Entries with chart source code:
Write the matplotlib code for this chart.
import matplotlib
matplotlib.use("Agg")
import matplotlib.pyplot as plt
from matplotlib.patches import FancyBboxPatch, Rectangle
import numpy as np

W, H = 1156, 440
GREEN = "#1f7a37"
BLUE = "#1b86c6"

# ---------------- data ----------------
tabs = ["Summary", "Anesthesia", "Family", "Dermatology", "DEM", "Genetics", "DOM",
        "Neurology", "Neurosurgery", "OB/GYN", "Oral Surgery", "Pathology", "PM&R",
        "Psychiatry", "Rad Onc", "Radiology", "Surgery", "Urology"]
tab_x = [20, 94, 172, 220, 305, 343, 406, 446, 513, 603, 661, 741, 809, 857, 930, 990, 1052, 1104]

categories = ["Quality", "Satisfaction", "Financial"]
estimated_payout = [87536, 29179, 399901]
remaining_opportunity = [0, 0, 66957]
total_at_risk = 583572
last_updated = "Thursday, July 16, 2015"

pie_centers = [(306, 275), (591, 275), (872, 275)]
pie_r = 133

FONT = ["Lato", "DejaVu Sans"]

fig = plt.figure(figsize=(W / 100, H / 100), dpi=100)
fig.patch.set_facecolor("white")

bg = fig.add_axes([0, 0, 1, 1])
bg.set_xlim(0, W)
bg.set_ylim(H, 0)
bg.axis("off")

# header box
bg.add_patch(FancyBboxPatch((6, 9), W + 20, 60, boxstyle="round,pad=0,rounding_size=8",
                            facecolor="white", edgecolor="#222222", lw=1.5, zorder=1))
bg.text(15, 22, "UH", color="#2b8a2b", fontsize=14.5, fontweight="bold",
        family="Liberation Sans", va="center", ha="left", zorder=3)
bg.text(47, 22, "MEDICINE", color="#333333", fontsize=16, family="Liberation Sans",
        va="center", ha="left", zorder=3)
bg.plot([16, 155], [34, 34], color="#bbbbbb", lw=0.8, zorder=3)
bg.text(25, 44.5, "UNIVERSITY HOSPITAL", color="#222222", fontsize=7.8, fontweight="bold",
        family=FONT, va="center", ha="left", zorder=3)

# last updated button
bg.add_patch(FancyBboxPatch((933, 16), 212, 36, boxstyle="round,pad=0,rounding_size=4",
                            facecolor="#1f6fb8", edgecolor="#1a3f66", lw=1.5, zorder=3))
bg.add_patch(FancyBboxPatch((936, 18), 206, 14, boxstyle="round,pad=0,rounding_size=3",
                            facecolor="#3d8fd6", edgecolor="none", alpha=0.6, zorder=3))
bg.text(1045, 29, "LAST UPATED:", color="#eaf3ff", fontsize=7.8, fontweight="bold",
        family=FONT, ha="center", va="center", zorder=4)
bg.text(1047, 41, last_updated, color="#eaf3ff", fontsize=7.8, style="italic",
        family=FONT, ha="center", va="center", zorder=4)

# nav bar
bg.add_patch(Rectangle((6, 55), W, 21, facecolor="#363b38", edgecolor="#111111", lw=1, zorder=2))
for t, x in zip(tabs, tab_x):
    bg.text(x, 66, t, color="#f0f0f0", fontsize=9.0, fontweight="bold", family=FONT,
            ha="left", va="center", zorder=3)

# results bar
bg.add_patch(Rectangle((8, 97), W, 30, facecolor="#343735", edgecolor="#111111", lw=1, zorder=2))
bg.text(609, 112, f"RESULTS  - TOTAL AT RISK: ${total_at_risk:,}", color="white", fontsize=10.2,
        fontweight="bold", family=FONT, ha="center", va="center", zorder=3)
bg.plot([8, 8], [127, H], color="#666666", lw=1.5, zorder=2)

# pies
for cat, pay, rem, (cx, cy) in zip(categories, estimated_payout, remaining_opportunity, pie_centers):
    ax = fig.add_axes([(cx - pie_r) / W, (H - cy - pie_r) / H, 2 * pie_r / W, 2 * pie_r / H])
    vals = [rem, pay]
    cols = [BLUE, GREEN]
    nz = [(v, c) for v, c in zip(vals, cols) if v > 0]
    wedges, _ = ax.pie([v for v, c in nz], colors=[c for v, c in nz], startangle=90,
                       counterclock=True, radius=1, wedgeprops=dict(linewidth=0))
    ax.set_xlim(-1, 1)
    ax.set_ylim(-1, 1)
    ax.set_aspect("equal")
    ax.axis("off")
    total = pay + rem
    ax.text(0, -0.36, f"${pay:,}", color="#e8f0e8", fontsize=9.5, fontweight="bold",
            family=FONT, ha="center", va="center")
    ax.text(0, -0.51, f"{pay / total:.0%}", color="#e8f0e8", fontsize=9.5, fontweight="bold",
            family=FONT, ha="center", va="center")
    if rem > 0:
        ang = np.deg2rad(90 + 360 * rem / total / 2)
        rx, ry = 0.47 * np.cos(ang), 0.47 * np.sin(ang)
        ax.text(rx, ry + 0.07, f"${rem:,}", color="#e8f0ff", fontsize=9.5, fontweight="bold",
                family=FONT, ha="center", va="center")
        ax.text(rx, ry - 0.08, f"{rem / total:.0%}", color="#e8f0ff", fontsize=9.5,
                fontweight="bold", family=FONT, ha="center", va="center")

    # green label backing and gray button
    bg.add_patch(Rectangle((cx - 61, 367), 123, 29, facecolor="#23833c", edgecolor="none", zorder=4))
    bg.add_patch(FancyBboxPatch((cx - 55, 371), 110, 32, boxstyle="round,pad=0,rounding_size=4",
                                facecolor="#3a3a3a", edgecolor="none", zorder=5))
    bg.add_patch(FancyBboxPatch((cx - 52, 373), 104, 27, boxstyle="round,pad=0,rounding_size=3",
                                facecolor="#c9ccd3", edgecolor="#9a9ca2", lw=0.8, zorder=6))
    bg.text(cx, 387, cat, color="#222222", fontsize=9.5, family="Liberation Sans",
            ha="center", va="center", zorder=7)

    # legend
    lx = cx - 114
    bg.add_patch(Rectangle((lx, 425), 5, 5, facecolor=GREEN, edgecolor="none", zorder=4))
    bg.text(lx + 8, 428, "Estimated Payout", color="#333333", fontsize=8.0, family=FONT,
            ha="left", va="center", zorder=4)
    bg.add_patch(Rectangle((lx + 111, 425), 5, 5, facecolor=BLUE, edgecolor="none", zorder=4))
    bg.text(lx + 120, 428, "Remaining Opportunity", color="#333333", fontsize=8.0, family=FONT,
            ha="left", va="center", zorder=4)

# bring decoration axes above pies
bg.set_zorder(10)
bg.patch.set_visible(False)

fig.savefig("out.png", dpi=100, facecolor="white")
==
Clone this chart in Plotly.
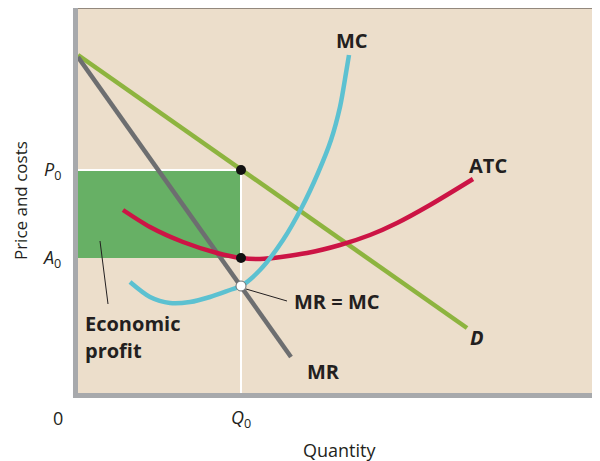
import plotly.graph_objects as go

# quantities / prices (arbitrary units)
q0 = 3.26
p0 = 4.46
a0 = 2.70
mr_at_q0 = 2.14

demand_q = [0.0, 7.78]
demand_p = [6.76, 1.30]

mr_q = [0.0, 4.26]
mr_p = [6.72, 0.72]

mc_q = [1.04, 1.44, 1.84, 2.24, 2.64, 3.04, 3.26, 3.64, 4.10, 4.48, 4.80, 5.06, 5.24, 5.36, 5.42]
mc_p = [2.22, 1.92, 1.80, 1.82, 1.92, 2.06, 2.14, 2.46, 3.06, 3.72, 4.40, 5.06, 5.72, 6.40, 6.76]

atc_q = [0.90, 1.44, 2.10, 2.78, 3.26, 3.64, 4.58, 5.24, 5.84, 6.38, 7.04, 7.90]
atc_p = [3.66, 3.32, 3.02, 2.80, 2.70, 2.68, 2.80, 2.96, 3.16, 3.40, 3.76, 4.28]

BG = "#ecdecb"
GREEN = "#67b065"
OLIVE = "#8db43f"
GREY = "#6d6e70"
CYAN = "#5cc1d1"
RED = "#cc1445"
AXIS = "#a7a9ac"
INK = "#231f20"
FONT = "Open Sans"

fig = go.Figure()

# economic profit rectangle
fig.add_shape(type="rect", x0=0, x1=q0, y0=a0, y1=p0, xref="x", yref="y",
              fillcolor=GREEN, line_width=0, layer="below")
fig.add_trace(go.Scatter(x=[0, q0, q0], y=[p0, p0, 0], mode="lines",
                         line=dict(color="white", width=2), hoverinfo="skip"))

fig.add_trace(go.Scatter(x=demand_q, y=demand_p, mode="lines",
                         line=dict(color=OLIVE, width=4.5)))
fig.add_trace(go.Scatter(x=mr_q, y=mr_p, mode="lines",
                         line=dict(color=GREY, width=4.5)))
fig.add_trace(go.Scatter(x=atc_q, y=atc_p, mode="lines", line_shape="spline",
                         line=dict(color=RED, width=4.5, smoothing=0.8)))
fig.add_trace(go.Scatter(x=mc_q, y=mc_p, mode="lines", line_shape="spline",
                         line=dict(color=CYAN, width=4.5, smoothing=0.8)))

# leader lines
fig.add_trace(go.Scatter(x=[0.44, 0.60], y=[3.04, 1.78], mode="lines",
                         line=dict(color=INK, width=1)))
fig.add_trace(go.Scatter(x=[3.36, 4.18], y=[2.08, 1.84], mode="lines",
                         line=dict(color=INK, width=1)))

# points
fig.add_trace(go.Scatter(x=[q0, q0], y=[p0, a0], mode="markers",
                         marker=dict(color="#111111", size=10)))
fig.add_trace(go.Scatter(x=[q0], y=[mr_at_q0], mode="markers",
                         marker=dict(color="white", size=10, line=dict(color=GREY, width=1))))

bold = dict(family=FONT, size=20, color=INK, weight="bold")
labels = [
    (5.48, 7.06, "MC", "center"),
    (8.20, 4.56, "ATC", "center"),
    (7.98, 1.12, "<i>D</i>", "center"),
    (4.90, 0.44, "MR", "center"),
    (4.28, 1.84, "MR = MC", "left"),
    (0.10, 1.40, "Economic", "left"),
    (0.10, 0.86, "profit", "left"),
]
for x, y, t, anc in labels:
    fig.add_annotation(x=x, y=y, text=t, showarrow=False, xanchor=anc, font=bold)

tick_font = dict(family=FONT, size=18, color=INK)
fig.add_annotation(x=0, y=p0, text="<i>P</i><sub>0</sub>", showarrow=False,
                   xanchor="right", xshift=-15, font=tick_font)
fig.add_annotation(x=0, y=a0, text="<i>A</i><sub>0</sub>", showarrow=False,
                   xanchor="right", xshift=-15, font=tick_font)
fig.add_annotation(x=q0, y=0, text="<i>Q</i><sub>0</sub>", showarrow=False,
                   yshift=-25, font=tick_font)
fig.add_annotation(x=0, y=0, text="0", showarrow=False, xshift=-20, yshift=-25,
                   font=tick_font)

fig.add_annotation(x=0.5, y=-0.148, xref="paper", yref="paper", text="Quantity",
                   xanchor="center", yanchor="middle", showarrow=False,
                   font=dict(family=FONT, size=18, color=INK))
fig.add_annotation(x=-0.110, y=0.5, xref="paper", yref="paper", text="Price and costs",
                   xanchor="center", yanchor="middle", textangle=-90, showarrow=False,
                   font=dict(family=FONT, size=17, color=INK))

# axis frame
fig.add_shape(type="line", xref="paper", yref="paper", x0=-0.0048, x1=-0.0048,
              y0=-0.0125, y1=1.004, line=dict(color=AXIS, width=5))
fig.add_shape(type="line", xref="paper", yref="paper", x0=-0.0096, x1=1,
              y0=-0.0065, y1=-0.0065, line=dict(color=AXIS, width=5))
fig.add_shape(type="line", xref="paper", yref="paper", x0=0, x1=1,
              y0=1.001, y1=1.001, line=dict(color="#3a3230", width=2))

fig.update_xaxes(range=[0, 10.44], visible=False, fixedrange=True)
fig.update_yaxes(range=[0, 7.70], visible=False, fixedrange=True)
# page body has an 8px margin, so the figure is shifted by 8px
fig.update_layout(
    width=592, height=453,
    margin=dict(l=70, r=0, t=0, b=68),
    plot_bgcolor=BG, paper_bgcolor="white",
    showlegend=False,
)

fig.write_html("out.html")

Problem — Using the listing above, repeat word for word each line from the one with "Clone this chart in Plotly." down to the one with "line=dict(color=CYAN, width=4.5, smoothing=0.8)))", both included. Omit all pictures.

Response to the task —
Clone this chart in Plotly.
import plotly.graph_objects as go

# quantities / prices (arbitrary units)
q0 = 3.26
p0 = 4.46
a0 = 2.70
mr_at_q0 = 2.14

demand_q = [0.0, 7.78]
demand_p = [6.76, 1.30]

mr_q = [0.0, 4.26]
mr_p = [6.72, 0.72]

mc_q = [1.04, 1.44, 1.84, 2.24, 2.64, 3.04, 3.26, 3.64, 4.10, 4.48, 4.80, 5.06, 5.24, 5.36, 5.42]
mc_p = [2.22, 1.92, 1.80, 1.82, 1.92, 2.06, 2.14, 2.46, 3.06, 3.72, 4.40, 5.06, 5.72, 6.40, 6.76]

atc_q = [0.90, 1.44, 2.10, 2.78, 3.26, 3.64, 4.58, 5.24, 5.84, 6.38, 7.04, 7.90]
atc_p = [3.66, 3.32, 3.02, 2.80, 2.70, 2.68, 2.80, 2.96, 3.16, 3.40, 3.76, 4.28]

BG = "#ecdecb"
GREEN = "#67b065"
OLIVE = "#8db43f"
GREY = "#6d6e70"
CYAN = "#5cc1d1"
RED = "#cc1445"
AXIS = "#a7a9ac"
INK = "#231f20"
FONT = "Open Sans"

fig = go.Figure()

# economic profit rectangle
fig.add_shape(type="rect", x0=0, x1=q0, y0=a0, y1=p0, xref="x", yref="y",
              fillcolor=GREEN, line_width=0, layer="below")
fig.add_trace(go.Scatter(x=[0, q0, q0], y=[p0, p0, 0], mode="lines",
                         line=dict(color="white", width=2), hoverinfo="skip"))

fig.add_trace(go.Scatter(x=demand_q, y=demand_p, mode="lines",
                         line=dict(color=OLIVE, width=4.5)))
fig.add_trace(go.Scatter(x=mr_q, y=mr_p, mode="lines",
                         line=dict(color=GREY, width=4.5)))
fig.add_trace(go.Scatter(x=atc_q, y=atc_p, mode="lines", line_shape="spline",
                         line=dict(color=RED, width=4.5, smoothing=0.8)))
fig.add_trace(go.Scatter(x=mc_q, y=mc_p, mode="lines", line_shape="spline",
                         line=dict(color=CYAN, width=4.5, smoothing=0.8)))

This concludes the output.